# Task 4: Word Embeddings [4p]

Many natural language processing tasks requrie continuous representations for words.
[Word embeddings](https://en.wikipedia.org/wiki/Word_embedding) are mappings from a discrete
space to real-valued vectors. Word embeddings might be trained with neural networks,
either as a by-product of other tasks (e.g., language modeling, neural machine translation),
or with networks designed specifically for the word embedding task.

Two problems associated with training neural word embeddings are related to the speed of training:
(a) large volume of data, on which the network has to be trained on, and (b) time required to compute
output probability distribution over large vocabularities.

One of the most popular architectures for training word embeddings is called Word2vec [[1]()], [[2]()]. It builds on the idea that semantics of a word can be defined through the contexts,
in which the word appears in the sentence.

Let $w_1, w_2,\ldots,w_N$ be an $N$-word sentence in a natural language.
We define a context of a word $w_l$ a list of $n$ preceeding and following words
$w_{l-n},\ldots,w_{l-1},w_{l+1},\dots,w_{l+n}$.

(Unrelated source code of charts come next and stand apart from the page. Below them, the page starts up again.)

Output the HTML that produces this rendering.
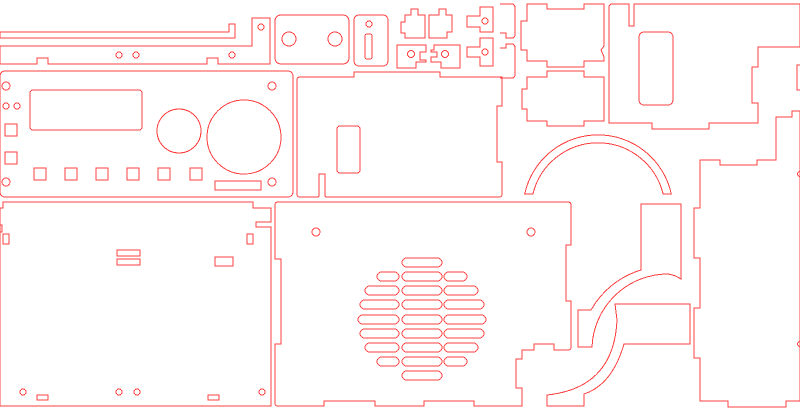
<!DOCTYPE html>
<html><head><meta charset="utf-8"><style>html,body{margin:0;padding:0;background:#fff}svg{display:block}</style></head>
<body>
<svg width="800" height="410" viewBox="0 0 800 410" xmlns="http://www.w3.org/2000/svg" fill="none" stroke="#ff4040" stroke-width="1" shape-rendering="crispEdges">
<!-- top strips -->
<polygon points="0,32 229,32 229,24 235,24 235,38 0,38"/>
<polygon points="0,46 252,46 252,18 270,18 270,64 218,64 218,58 207,58 207,64 48,64 48,58 37,58 37,64 0,64"/>
<circle cx="119" cy="55" r="3"/><circle cx="136" cy="55" r="3"/><circle cx="232" cy="55" r="3"/><circle cx="261" cy="27" r="3"/>
<rect x="275" y="15" width="74" height="49" rx="6"/>
<circle cx="289" cy="39" r="7"/><circle cx="335" cy="39" r="7"/>
<rect x="354" y="15" width="34" height="51" rx="5"/>
<circle cx="369" cy="24" r="3"/><rect x="365" y="34" width="7" height="25" rx="2"/>
<!-- small pieces -->
<polygon points="411,9 418,9 418,15 425,15 425,38 405,38 405,33 401,33 401,22 405,22 405,15 411,15"/>
<polygon points="439,9 446,9 446,15 452,15 452,32 447,32 447,38 429,38 429,22 429,15 439,15"/>
<polygon points="467,16 480,16 480,7 493,7 493,32 480,32 480,27 467,27"/>
<circle cx="485" cy="21" r="3"/>
<polygon points="467,47 480,47 480,38 493,38 493,66 480,66 480,57 467,57"/>
<circle cx="485" cy="52" r="3"/>
<polygon points="397,45 426,45 426,52 420,52 420,60 426,60 426,62 416,62 416,68 397,68"/>
<circle cx="411" cy="54" r="3.5"/>
<polygon points="434,45 460,45 460,68 441,68 441,62 431,62 431,57 437,57 437,52 431,52 431,50 434,50"/>
<circle cx="445" cy="54" r="3.5"/>
<path d="M500,4 L512,4 Q515,4 515,8 L515,34 Q515,38 512,38 L506,38 L506,33 L500,33"/>
<path d="M500,48 L506,48 L506,44 L512,44 Q515,44 515,48 L515,74 Q515,78 512,78 L500,78"/>
<!-- right top pieces -->
<polygon points="527,4 547,4 547,9 584,9 584,4 604,4 604,46 601,50 604,57 604,61 584,61 584,67 547,67 547,61 527,61 527,50 521,50 521,21 527,21"/>
<polygon points="547,71 584,71 584,77 604,77 604,121 584,121 584,126 547,126 547,121 527,121 527,109 522,109 522,89 527,89 527,77 547,77"/>
<polygon points="611,4 629,4 629,26 634,26 634,4 800,4 800,47 758,47 758,67 752,67 752,103 758,103 758,123 709,123 709,129 652,129 652,123 609,123 609,6"/>
<rect x="639" y="32" width="34" height="73" rx="5"/>
<polygon points="800,111 792,111 792,117 776,117 776,160 757,160 757,165 720,165 720,160 700,160 700,208 694,208 694,258 700,258 700,308 694,308 694,358 700,358 700,401 728,401 728,407 786,407 786,401 800,401"/>
<rect x="797" y="65" width="6" height="25"/>
<circle cx="800" cy="174" r="2.5"/><circle cx="800" cy="344" r="2.5"/>
<!-- arch -->
<path d="M524.7,194 A75 75 0 0 1 671.3,194 L663.1,194 A67 67 0 0 0 532.9,194 Z"/>
<!-- curved pieces -->
<path d="M641,204 L681,204 L681,279 Q675,275 668,274 A76 76 0 0 0 592,347 L578,347 L578,310 L591,310 A86 86 0 0 1 641,270 Z"/>
<path d="M615,304 L690,304 L690,344 L624,344 Q612,385 584,394 L584,406 L547,406 L547,395 Q614,388 617,320 Z"/>
<!-- front panel -->
<rect x="0" y="71" width="293" height="126" rx="5"/>
<rect x="30" y="90" width="112" height="40" rx="3"/>
<circle cx="179" cy="131" r="22"/><circle cx="244" cy="137" r="37"/>
<circle cx="6" cy="86" r="4"/><circle cx="272" cy="86" r="4"/><circle cx="6" cy="106" r="3"/><circle cx="17" cy="106" r="3"/>
<circle cx="6" cy="182" r="4"/><circle cx="272" cy="182" r="4"/>
<rect x="5" y="124" width="12" height="12"/><rect x="5" y="152" width="12" height="12"/>
<rect x="34" y="168" width="12" height="12"/><rect x="65" y="168" width="12" height="12"/><rect x="96" y="168" width="12" height="12"/>
<rect x="127" y="168" width="12" height="12"/><rect x="158" y="168" width="12" height="12"/><rect x="190" y="168" width="12" height="12"/>
<rect x="215" y="181" width="46" height="9"/>
<!-- panel H -->
<path d="M300,77 L354,77 L354,72 L440,72 L440,77 L502,77 L502,106 L497,106 L497,162 L502,162 L502,194 Q502,197 499,197 L327,197 Q325,197 325,195 L325,174 L319,174 L319,195 Q319,197 317,197 L300,197 Q297,197 297,194 L297,80 Q297,77 300,77 Z"/>
<rect x="337" y="126" width="23" height="47" rx="3"/>
<!-- left bottom panel -->
<polygon points="3,202 253,202 253,208 271,208 271,222 256,222 256,227 271,227 271,406 0,406 0,208 3,208"/>
<rect x="0" y="225" width="2" height="7"/>
<rect x="3" y="234" width="6" height="10"/><rect x="247" y="234" width="6" height="10"/>
<rect x="117" y="250" width="23" height="6"/><rect x="117" y="259" width="23" height="6"/>
<rect x="215" y="257" width="18" height="9"/>
<circle cx="23" cy="392" r="3"/><circle cx="119" cy="392" r="3"/><circle cx="137" cy="392" r="3"/><circle cx="262" cy="392" r="3"/>
<rect x="37" y="395" width="11" height="5"/><rect x="208" y="395" width="11" height="5"/>
<!-- middle bottom panel -->
<path d="M278,202 L568,202 Q571,202 571,205 L571,245 L566,245 L566,301 L571,301 L571,347 Q571,350 568,350 L554,350 L554,344 L534,344 L534,350 L522,350 L522,359 L516,359 L516,388 L522,388 L522,406 L474,406 L474,401 L424,401 L424,406 L375,406 L375,401 L324,401 L324,406 L278,406 Q275,406 275,403 L275,344 L281,344 L281,259 L275,259 L275,205 Q275,202 278,202 Z"/>
<circle cx="316" cy="232" r="4"/><circle cx="531" cy="232" r="4"/>
<g>
<rect x="402" y="258" width="40" height="9" rx="4.5"/>
<rect x="377" y="272" width="22" height="9" rx="4.5"/><rect x="402" y="272" width="40" height="9" rx="4.5"/><rect x="444" y="272" width="23" height="9" rx="4.5"/>
<rect x="365" y="286" width="34" height="9" rx="4.5"/><rect x="402" y="286" width="40" height="9" rx="4.5"/><rect x="444" y="286" width="34" height="9" rx="4.5"/>
<rect x="360" y="300" width="39" height="9" rx="4.5"/><rect x="402" y="300" width="40" height="9" rx="4.5"/><rect x="444" y="300" width="40" height="9" rx="4.5"/>
<rect x="358" y="315" width="41" height="9" rx="4.5"/><rect x="402" y="315" width="40" height="9" rx="4.5"/><rect x="444" y="315" width="42" height="9" rx="4.5"/>
<rect x="360" y="329" width="39" height="9" rx="4.5"/><rect x="402" y="329" width="40" height="9" rx="4.5"/><rect x="444" y="329" width="40" height="9" rx="4.5"/>
<rect x="365" y="343" width="34" height="9" rx="4.5"/><rect x="402" y="343" width="40" height="9" rx="4.5"/><rect x="444" y="343" width="34" height="9" rx="4.5"/>
<rect x="377" y="357" width="22" height="9" rx="4.5"/><rect x="402" y="357" width="40" height="9" rx="4.5"/><rect x="444" y="357" width="23" height="9" rx="4.5"/>
<rect x="402" y="371" width="40" height="9" rx="4.5"/>
</g>
</svg>
</body></html>
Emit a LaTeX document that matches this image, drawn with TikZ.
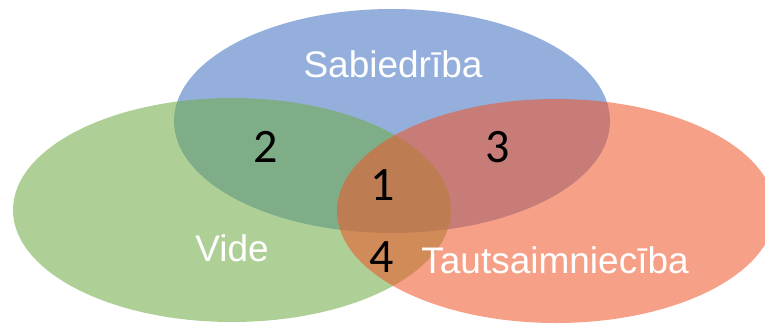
\documentclass[tikz,border=0pt]{standalone}
\usepackage{fontspec}
\setmainfont{Liberation Sans}
\newfontfamily\numfont{Carlito}
\usetikzlibrary{positioning}
\definecolor{blu}{HTML}{4472C4}
\definecolor{grn}{HTML}{70AD47}
\definecolor{org}{HTML}{EE582C}

\begin{document}
\begin{tikzpicture}[x=1pt,y=-1pt,
  circ/.style={fill opacity=0.57},
  lbl/.style={anchor=base,text=white,inner sep=0pt,font=\fontsize{37}{40}\selectfont},
  num/.style={anchor=base,text=black,inner sep=0pt,font=\numfont\fontsize{48}{50}\selectfont}]
  \useasboundingbox (0,0) rectangle (765,324);

  % Three sets
  \fill[circ,blu] (392,121) ellipse [x radius=218pt, y radius=112pt];
  \fill[circ,grn] (232,210) ellipse [x radius=219pt, y radius=112pt];
  \fill[circ,org] (556,211) ellipse [x radius=219pt, y radius=112pt];

  % Set names
  \node[lbl] (sab) at (393,77) {Sabiedrība};
  \node[lbl] (vid) at (232,261) {Vide};
  \node[lbl] (tau) at (555,273) {Tautsaimniecība};

  % Overlap numbers
  \node[num] (n1) at (383,200) {1};
  \node[num] (n2) at (266,162) {2};
  \node[num] (n3) at (498,162) {3};
  \node[num] (n4) at (382,272) {4};
\end{tikzpicture}
\end{document}
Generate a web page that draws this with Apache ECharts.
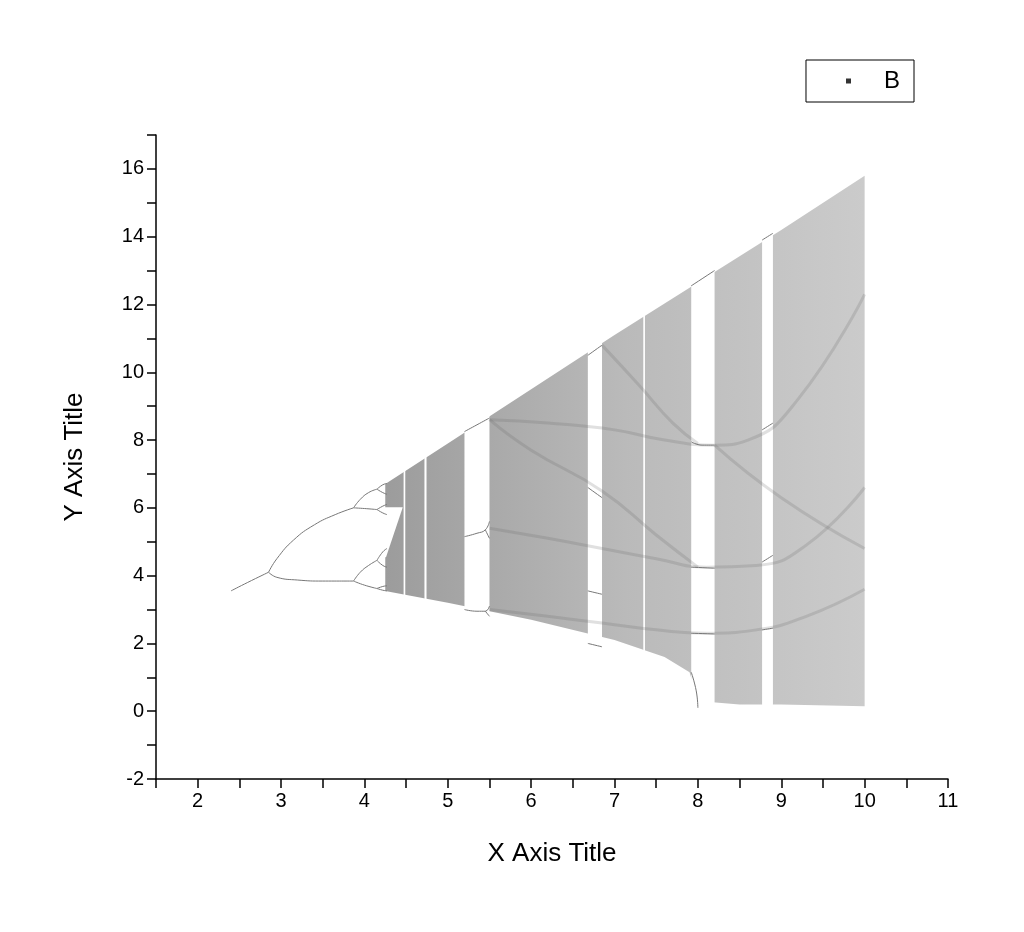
<!DOCTYPE html>
<html>
<head>
<meta charset="utf-8">
<script src="https://cdn.jsdelivr.net/npm/echarts@6/dist/echarts.min.js"></script>
<style>html,body{margin:0;background:#fff}#c{width:1024px;height:932px}</style>
</head>
<body>
<div id="c"></div>
<script>
// 混沌带上下包络
const bandUpper = [[4.25, 6.7], [5, 7.9], [6, 9.5], [7, 11.1], [8, 12.65], [9, 14.2], [10, 15.8]];
const bandLower = [[4.25, 3.55], [5, 3.2], [6, 2.7], [7, 2.1], [7.6, 1.6], [7.9, 1.15], [8.0, 0.3], [8.5, 0.2], [9, 0.2], [10, 0.15]];
// 4.2-4.45 之间两带之间的空白楔形
const wedge = [[4.2, 6.02], [4.46, 6.02], [4.26, 4.55], [4.2, 4.5]];
// 周期窗口 (空白竖条)
const windows = [[4.47, 4.49], [4.72, 4.745], [5.2, 5.5], [6.68, 6.85], [7.345, 7.365], [7.92, 8.2], [8.77, 8.9]];
// 周期轨道分支
const branches = [
  [[2.4, 3.55], [2.6, 3.8], [2.85, 4.1]],
  [[2.85, 4.1], [2.95, 4.5], [3.15, 5.05], [3.4, 5.5], [3.65, 5.8], [3.87, 6.0]],
  [[2.85, 4.1], [2.95, 3.95], [3.2, 3.87], [3.5, 3.84], [3.87, 3.84]],
  [[3.87, 6.0], [3.95, 6.25], [4.05, 6.45], [4.15, 6.55]],
  [[3.87, 6.0], [4.0, 5.98], [4.15, 5.95]],
  [[3.87, 3.84], [3.95, 4.1], [4.05, 4.3], [4.15, 4.45]],
  [[3.87, 3.84], [4.0, 3.72], [4.15, 3.62]],
  [[4.15, 6.55], [4.22, 6.68], [4.27, 6.72]],
  [[4.15, 6.55], [4.22, 6.45], [4.27, 6.4]],
  [[4.15, 5.95], [4.22, 6.05], [4.27, 6.1]],
  [[4.15, 5.95], [4.22, 5.85], [4.27, 5.8]],
  [[4.15, 4.45], [4.22, 4.7], [4.27, 4.8]],
  [[4.15, 4.45], [4.22, 4.3], [4.27, 4.25]],
  [[4.15, 3.62], [4.22, 3.68], [4.27, 3.7]],
  [[4.15, 3.62], [4.22, 3.57], [4.27, 3.55]],
  // 周期3窗口
  [[5.2, 8.25], [5.35, 8.45], [5.5, 8.65]],
  [[5.2, 5.15], [5.35, 5.25], [5.45, 5.35], [5.5, 5.6]],
  [[5.45, 5.35], [5.5, 5.1]],
  [[5.2, 3.0], [5.35, 2.95], [5.45, 2.95], [5.5, 3.1]],
  [[5.45, 2.95], [5.5, 2.8]],
  // 6.7 窗口
  [[6.68, 10.5], [6.85, 10.8]],
  [[6.68, 6.6], [6.85, 6.3]],
  [[6.68, 3.55], [6.85, 3.45]],
  [[6.68, 2.0], [6.85, 1.9]],
  // 8 窗口
  [[7.92, 12.55], [8.2, 13.0]],
  [[7.92, 7.95], [8.05, 7.85], [8.2, 7.85]],
  [[7.92, 4.25], [8.2, 4.22]],
  [[7.92, 2.3], [8.2, 2.28]],
  [[7.92, 1.15], [7.98, 0.6], [8.0, 0.1]],
  // 8.8 窗口
  [[8.77, 13.9], [8.9, 14.1]],
  [[8.77, 8.3], [8.9, 8.5]],
  [[8.77, 4.4], [8.9, 4.6]],
  [[8.77, 2.4], [8.9, 2.45]]
];
// 混沌带内较暗的影线
const shadows = [
  [[5.5, 8.6], [6.2, 8.5], [7.0, 8.3], [7.6, 8.0], [8.2, 7.85], [8.6, 8.0], [9.2, 9.2], [10, 12.3]],
  [[6.85, 10.8], [7.3, 9.6], [7.7, 8.5], [8.0, 7.9]],
  [[5.5, 5.4], [6.2, 5.1], [6.85, 4.8], [7.5, 4.5], [8.1, 4.25], [8.7, 4.3], [9.3, 4.9], [10, 6.6]],
  [[5.5, 3.0], [6.2, 2.8], [6.85, 2.6], [7.5, 2.4], [8.1, 2.3], [8.7, 2.4], [9.3, 2.8], [10, 3.6]],
  [[5.5, 8.6], [6.0, 7.7], [6.85, 6.5], [7.5, 5.2], [8.0, 4.25]],
  [[8.2, 7.85], [9.0, 6.3], [10, 4.8]]
];
const xTicks = [2, 3, 4, 5, 6, 7, 8, 9, 10, 11];
const yTicks = [-2, 0, 2, 4, 6, 8, 10, 12, 14, 16];

function polySeries(points, fill, z) {
  return {
    type: 'custom', z: z, silent: true, data: [0],
    renderItem: function (params, api) {
      return { type: 'polygon', shape: { points: points.map(p => api.coord(p)) }, style: { fill: fill } };
    }
  };
}
function lineSeries(points, color, width, z) {
  return {
    type: 'line', data: points, z: z, symbol: 'none', silent: true, smooth: true,
    lineStyle: { color: color, width: width }
  };
}

const chart = echarts.init(document.getElementById('c'));
const series = [];
series.push(polySeries(bandUpper.concat(bandLower.slice().reverse()), {
  type: 'linear', x: 0, y: 0, x2: 1, y2: 0,
  colorStops: [{ offset: 0, color: '#9c9c9c' }, { offset: 0.5, color: '#bababa' }, { offset: 1, color: '#cbcbcb' }]
}, 1));
series.push(polySeries(wedge, '#fff', 2));
windows.forEach(w => series.push(polySeries([[w[0], 0.05], [w[1], 0.05], [w[1], 16.2], [w[0], 16.2]], '#fff', 2)));
shadows.forEach(s => series.push(lineSeries(s, 'rgba(100,100,100,0.2)', 3, 3)));
branches.forEach(b => series.push(lineSeries(b, '#777', 1, 4)));
series.push({ name: 'B', type: 'scatter', data: [], symbol: 'rect', symbolSize: 5, itemStyle: { color: '#000' } });

const font = 'Liberation Sans';
chart.setOption({
  animation: false,
  grid: { left: 156, right: 76, top: 135, bottom: 153 },
  legend: {
    data: [{ name: 'B', icon: 'rect' }], right: 110, top: 60, itemWidth: 5, itemHeight: 5, itemGap: 10,
    borderColor: '#000', borderWidth: 1, borderRadius: 0, padding: [9, 14, 9, 40],
    textStyle: { fontFamily: font, fontSize: 24, color: '#000', padding: [0, 0, 0, 28] }
  },
  xAxis: {
    type: 'value', min: 1.5, max: 11, interval: 0.5, name: 'X Axis Title', nameLocation: 'middle', nameGap: 62,
    nameTextStyle: { fontFamily: font, fontSize: 26, color: '#000' },
    axisLine: { onZero: false, lineStyle: { color: '#000', width: 1.5 } },
    axisTick: { length: 9, lineStyle: { color: '#000', width: 1.5 } },
    axisLabel: {
      fontFamily: font, fontSize: 20, color: '#000', margin: 12,
      formatter: v => xTicks.indexOf(v) >= 0 ? String(v) : ''
    },
    splitLine: { show: false }
  },
  yAxis: {
    type: 'value', min: -2, max: 17, interval: 1, name: 'Y Axis Title', nameLocation: 'middle', nameGap: 68,
    nameTextStyle: { fontFamily: font, fontSize: 26, color: '#000' },
    axisLine: { show: true, onZero: false, lineStyle: { color: '#000', width: 1.5 } },
    axisTick: { show: true, length: 9, lineStyle: { color: '#000', width: 1.5 } },
    axisLabel: {
      fontFamily: font, fontSize: 20, color: '#000', margin: 12,
      formatter: v => yTicks.indexOf(v) >= 0 ? String(v) : ''
    },
    splitLine: { show: false }
  },
  series: series
});
</script>
</body>
</html>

The underlying assumption is that similar words appear in similar contexts.
For instance, words *Poland* and *Monaco* are similar in a sense, that they are singular nouns
describing abstract concepts of existing, european countries.
We can convince ourselves by looking at exceprts from Wikipedia articles
on Poland and Monaco:

* Despite **Monaco's independence** and separate foreign policy
* aimed to preserve **Poland's independence** and the szlachta's

* **Monaco joined the** Council of Europe in 2004
* **Poland joined the** Schengen Area in 2007

* nearly one-fifth **of Poland's population** – half of them
* Christians comprise a total of 83.2% **of Monaco's population**.

### Tasks
You will use word vectors pre-computed on a large dataset.
1. **[1p]** It has been observed, that word embeddings allow to perform semantic arithmetic where, for instance

    **king** - **man** + **woman** ~= **queen**

    This *analogy* task is often used as a quality measure of word embeddings. Load word embeddings and compute
    their analogy score on a dataset of analogous pairs, expressed as an accuracy of accuracy of predicting a pair
    item (**queen** in the example above). Specifically, compare `FastText` and `Word2vec` word embeddings.
    
2. **[1p]** Word embedding capture approximate semantics. Under an assumption that words of similar semantics
    exist in different languages, a mapping $W: \mathbb{R}^{300}\mapsto\mathbb{R}^{300}$ might be constructed that
    translates word embeddings between languages. It has been shown that such ortonormal mappings allow to express
    approximate, bilingual dictionaries. In addition, non-linear mappings do not offer additional benefits.

    Given a simple English-Polish dictionary of word pairs (sourced from Wikitionary)
    find an orthonormal mapping $W$ between English and Polish `FastText`
    word embeddings using Procrustes analysis.

3. **[1p]** Word embeddings can often be nicely visualized.
    Make a 2-D `PCA` plot of word embeddings for countries and their capital cities
    for `FastText` or `Word2vec`. Connect each country with its capital city with a line segment.
    Can you see any regularities?
    
4. **[1p]** Plot 400 roughly most frequent words' embeddings (either `FastText` or `Word2vec`) in 2-D with `PCA`.
    Skip stop words, punctuations, artifact words, etc. You can be imprecise and use heuristics
    (e.g., select words than are at lest 3 charactes long).
    Can you see any regularities? Another method of making meaningful visualizations is `t-SNE`.
    
    Make another 2-D visualization, this time using `t-SNE`. Visualizations with `t-SNE` are obtained
    with gradient descent. Try to tweak optimization parameters to get lower optimization error,
    than the one with default parameters.
    Can you see any regularities this time?